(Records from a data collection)
-- START --
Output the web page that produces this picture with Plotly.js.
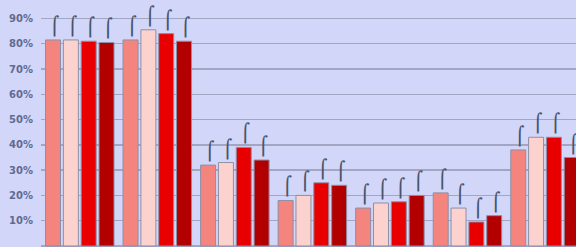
<!DOCTYPE html>
<html>
<head>
<meta charset="utf-8">
<script src="https://cdn.plot.ly/plotly-3.0.1.min.js"></script>
<style>
  html, body { margin: 0; padding: 0; background: #d2d6f8; }
  #chart { width: 576px; height: 247px; }
</style>
</head>
<body>
<div id="chart"></div>
<script>
const categories = ['G1', 'G2', 'G3', 'G4', 'G5', 'G6', 'G7'];
const series1 = [81.5, 81.5, 32, 18, 15, 21, 38];
const series2 = [81.5, 85.5, 33, 20, 17, 15, 43];
const series3 = [81, 84, 39, 25, 17.5, 9.5, 43];
const series4 = [80.5, 81, 34, 24, 20, 12, 35];
const seriesNames = ['Series 1', 'Series 2', 'Series 3', 'Series 4'];
const seriesColors = ['#f4847e', '#fcd2ce', '#e80000', '#b20000'];
const tickVals = [0, 10, 20, 30, 40, 50, 60, 70, 80, 90];

const allSeries = [series1, series2, series3, series4];
const traces = allSeries.map((vals, i) => ({
  type: 'bar',
  name: seriesNames[i],
  x: categories,
  y: vals,
  marker: { color: seriesColors[i], line: { color: '#8e8fa6', width: 1 } },
  text: vals.map(() => '\u2009\u2320'),
  textposition: 'outside',
  constraintext: 'none',
  cliponaxis: false,
  textfont: { family: 'DejaVu Sans', size: 18, color: '#46546c' },
  hoverinfo: 'none'
}));

const layout = {
  width: 576,
  height: 247,
  margin: { l: 41, r: 0, t: 0, b: 0, pad: 0 },
  paper_bgcolor: '#d2d6f8',
  plot_bgcolor: '#d2d6f8',
  showlegend: false,
  barmode: 'group',
  bargap: 0.08,
  bargroupgap: 0.16,
  xaxis: {
    type: 'category',
    range: [-0.5, 6.4],
    showticklabels: false,
    showgrid: false,
    zeroline: false,
    showline: false
  },
  yaxis: {
    range: [-0.4, 97.3],
    tickvals: tickVals,
    ticktext: tickVals.map(v => v + '%'),
    showgrid: true,
    gridcolor: '#a2a6c2',
    gridwidth: 1.5,
    zeroline: false,
    showline: false,
    ticks: '',
    ticklabelstandoff: 7,
    tickfont: { family: 'DejaVu Sans', size: 10, weight: 'bold', color: '#626a90' }
  }
};

Plotly.newPlot('chart', traces, layout, { displayModeBar: false, staticPlot: true });
</script>
</body>
</html>
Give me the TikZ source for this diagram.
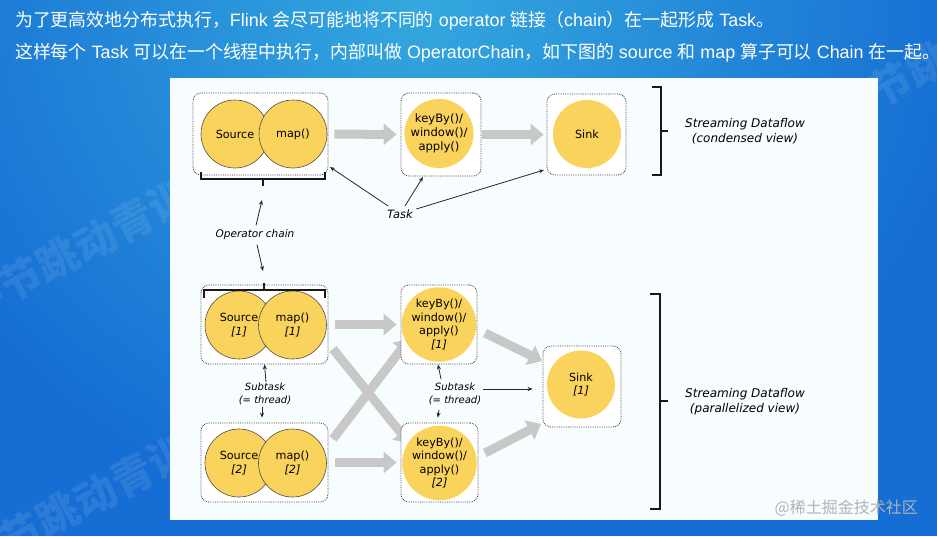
\documentclass[tikz,border=0pt]{standalone}
\usepackage{fontspec}
\setmainfont{Liberation Sans}
\newfontfamily\cjk{Noto Sans CJK SC}
\newfontfamily\dv{DejaVu Sans}
\usetikzlibrary{arrows.meta}
\pgfdeclarelayer{back}
\pgfdeclarelayer{flow}
\pgfsetlayers{back,flow,main}
\definecolor{yel}{RGB}{250,211,92}
\definecolor{garr}{RGB}{200,200,200}
\definecolor{bgA}{RGB}{22,110,212}
\definecolor{bgB}{RGB}{52,168,222}
\definecolor{wm}{RGB}{175,180,185}
\begin{document}
\begin{tikzpicture}[x=1pt,y=-1pt,
  box/.style={draw=black!75, fill=white, densely dotted, rounded corners=8pt, line width=0.8pt, inner sep=0pt},
  circ/.style={circle, fill=yel, minimum size=68pt, inner sep=0pt, align=center,
    font=\dv\fontsize{11.2}{13.5}\selectfont},
  circo/.style={circ, draw=black!70, line width=0.6pt},
  garrow/.style={draw=garr, line width=9pt, -{Triangle[length=13pt,width=21pt]}},
  arr/.style={draw=black!85, line width=0.8pt, -{Stealth[length=5pt,width=4pt]}},
  lbl/.style={align=center, font=\dv\itshape\fontsize{10.5}{13}\selectfont},
  big/.style={align=center, font=\dv\itshape\fontsize{12}{15}\selectfont},
  brace/.style={draw=black!90, line width=1.1pt},
  title/.style={anchor=west, text=white, inner sep=0pt, font=\fontsize{17.9}{20}\selectfont},
  water/.style={text=white, opacity=0.09, font=\cjk\bfseries\fontsize{42}{42}\selectfont, rotate=28}]
\useasboundingbox (0,0) rectangle (937,536);
% background
\begin{pgfonlayer}{back}
\begin{scope}
  \clip (0,0) rectangle (937,536);
  \fill[bgA] (0,0) rectangle (937,536);
  \shade[inner color=bgB, outer color=bgA] (-130,-520) rectangle (970,520);
  \node[water] (w1) at (95,240) {字节跳动青训营};
  \node[water] (w2) at (95,495) {字节跳动青训营};
  \node[water] (w3) at (965,45) {字节跳动青训营};
\end{scope}
% panel
\fill[white!97!cyan] (170,78) rectangle (878,520);
\end{pgfonlayer}
% title
\node[title] (t1) at (15,21) {{\cjk 为了更高效地分布式执行，}Flink {\cjk 会尽可能地将不同的} operator {\cjk 链接（}chain{\cjk ）在一起形成} Task{\cjk 。}};
\node[title] (t2) at (15,53) {{\cjk 这样每个} Task {\cjk 可以在一个线程中执行，内部叫做} OperatorChain{\cjk ，如下图的} source {\cjk 和} map {\cjk 算子可以} Chain {\cjk 在一起。}};

% ---------- condensed view ----------
\node[box, minimum width=135pt, minimum height=82pt] (tA) at (260.5,134) {};
\node[circo] (tSrc) at (235,134) {Source};
\node[circo] (tMap) at (293,134) {map()};
\node[box, minimum width=80pt, minimum height=83pt] (tK) at (441,134.5) {};
\node[circ, font=\dv\fontsize{11.6}{14}\selectfont] (tKc) at (439,133.5) {keyBy()/\\window()/\\apply()};
\node[box, minimum width=79pt, minimum height=81pt] (tS) at (586.5,134.5) {};
\node[circ] (tSc) at (587,134) {Sink};
\begin{pgfonlayer}{flow}
\draw[garrow, shorten <=6pt, shorten >=4pt] (tA.east) -- (tK.west);
\draw[garrow, shorten <=1pt, shorten >=3pt] (tK.east) -- (tS.west);
\end{pgfonlayer}
% bracket under chain
\draw[brace] (201,172) -- (201,179) -- (325,179) -- (325,172);
\draw[brace] (263,179) -- (263,186);
% Task label
\node[lbl, font=\dv\itshape\fontsize{11.5}{13}\selectfont] (task) at (400,214) {Task};
\coordinate (ta1) at (330,167);
\coordinate (ta2) at (423,177);
\coordinate (ta3) at (544,170);
\draw[arr] (task) -- (ta1);
\draw[arr] (task) -- (ta2);
\draw[arr] (task) -- (ta3);
% Operator chain
\node[lbl] (opc) at (255,235) {Operator chain};
\coordinate (oc1) at (262,200);
\coordinate (oc2) at (263,271);
\draw[arr] (opc.north) ++(1,-1) coordinate (ocs1) -- (oc1);
\draw[arr] (opc.south) ++(2,1) coordinate (ocs2) -- (oc2);
% right brace top
\draw[brace] (652,87) -- (661,87) -- (661,175) -- (652,175);
\draw[brace] (661,131) -- (668,131);
\node[big] (cv) at (745,131) {Streaming Dataflow\\(condensed view)};

% ---------- parallelized view ----------
\node[box, minimum width=127pt, minimum height=79pt] (bA1) at (264.5,324.5) {};
\node[circo] (bSrc1) at (239,325) {Source\\\textit{[1]}};
\node[circo] (bMap1) at (292.5,325) {map()\\\textit{[1]}};
\node[box, minimum width=127pt, minimum height=79pt] (bA2) at (264.5,462.5) {};
\node[circo] (bSrc2) at (239,463) {Source\\\textit{[2]}};
\node[circo] (bMap2) at (292.5,463) {map()\\\textit{[2]}};
\node[box, minimum width=76pt, minimum height=79pt] (bK1) at (439,324.5) {};
\node[circ] (bKc1) at (439,324.5) {keyBy()/\\window()/\\apply()\\\textit{[1]}};
\node[box, minimum width=77pt, minimum height=79pt] (bK2) at (439.5,462.5) {};
\node[circ] (bKc2) at (439.5,463) {keyBy()/\\window()/\\apply()\\\textit{[2]}};
\node[box, minimum width=78pt, minimum height=81pt] (bS) at (582,386.5) {};
\node[circ] (bSc) at (581,384.5) {Sink\\\textit{[1]}};
% bracket on top of chain
\draw[brace] (204,298) -- (204,290) -- (325,290) -- (325,298);
\draw[brace] (264,290) -- (264,283);
% gray data arrows
\coordinate (x1s) at (333,349);
\coordinate (x1e) at (409,443);
\coordinate (x2s) at (333,439);
\coordinate (x2e) at (409,339);
\coordinate (s1s) at (485,333);
\coordinate (s1e) at (542,361);
\coordinate (s2s) at (485,453);
\coordinate (s2e) at (541,424);
\begin{pgfonlayer}{flow}
\draw[garrow, shorten <=7pt, shorten >=4pt] (bA1.east) -- (bK1.west);
\draw[garrow, shorten <=7pt, shorten >=4pt] (bA2.east) -- (bK2.west);
\draw[garrow] (x1s) -- (x1e);
\draw[garrow] (x2s) -- (x2e);
\draw[garrow] (s1s) -- (s1e);
\draw[garrow] (s2s) -- (s2e);
\end{pgfonlayer}
% subtask labels
\node[lbl, font=\dv\itshape\fontsize{10}{13}\selectfont] (sub1) at (265,394) {Subtask\\(= thread)};
\coordinate (su1a) at (266,382);
\coordinate (su1b) at (262,407);
\draw[arr] (su1a) -- (bA1.south);
\draw[arr, shorten >=5pt] (su1b) -- (bA2.north -| su1b);
\node[lbl, font=\dv\itshape\fontsize{10}{13}\selectfont] (sub2) at (455,394) {Subtask\\(= thread)};
\coordinate (su2a) at (441,379);
\coordinate (su2b) at (439,410);
\coordinate (su2c) at (483,389);
\draw[arr] (su2a) -- (bK1.south -| 438,0);
\draw[arr, shorten >=5pt] (su2b) -- (bK2.north -| 437,0);
\draw[arr, shorten >=10pt] (su2c) -- (bS.west |- su2c);
% right brace bottom
\draw[brace] (650,294) -- (660,294) -- (660,509) -- (650,509);
\draw[brace] (660,401) -- (668,401);
\node[big] (pv) at (745,402) {Streaming Dataflow\\(parallelized view)};
% site mark
\node[anchor=east, text=wm, font=\cjk\fontsize{16}{18}\selectfont, inner sep=0pt] (mark) at (918,508) {@稀土掘金技术社区};
\end{tikzpicture}
\end{document}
-- END --
Task instructions:
Repeat the lines above, starting at the first and stopping after the line that holds "70, 80, 90];", with the pictures left out.

Result of this exercise:
Output the web page that produces this picture with Plotly.js.
<!DOCTYPE html>
<html>
<head>
<meta charset="utf-8">
<script src="https://cdn.plot.ly/plotly-3.0.1.min.js"></script>
<style>
  html, body { margin: 0; padding: 0; background: #d2d6f8; }
  #chart { width: 576px; height: 247px; }
</style>
</head>
<body>
<div id="chart"></div>
<script>
const categories = ['G1', 'G2', 'G3', 'G4', 'G5', 'G6', 'G7'];
const series1 = [81.5, 81.5, 32, 18, 15, 21, 38];
const series2 = [81.5, 85.5, 33, 20, 17, 15, 43];
const series3 = [81, 84, 39, 25, 17.5, 9.5, 43];
const series4 = [80.5, 81, 34, 24, 20, 12, 35];
const seriesNames = ['Series 1', 'Series 2', 'Series 3', 'Series 4'];
const seriesColors = ['#f4847e', '#fcd2ce', '#e80000', '#b20000'];
const tickVals = [0, 10, 20, 30, 40, 50, 60, 70, 80, 90];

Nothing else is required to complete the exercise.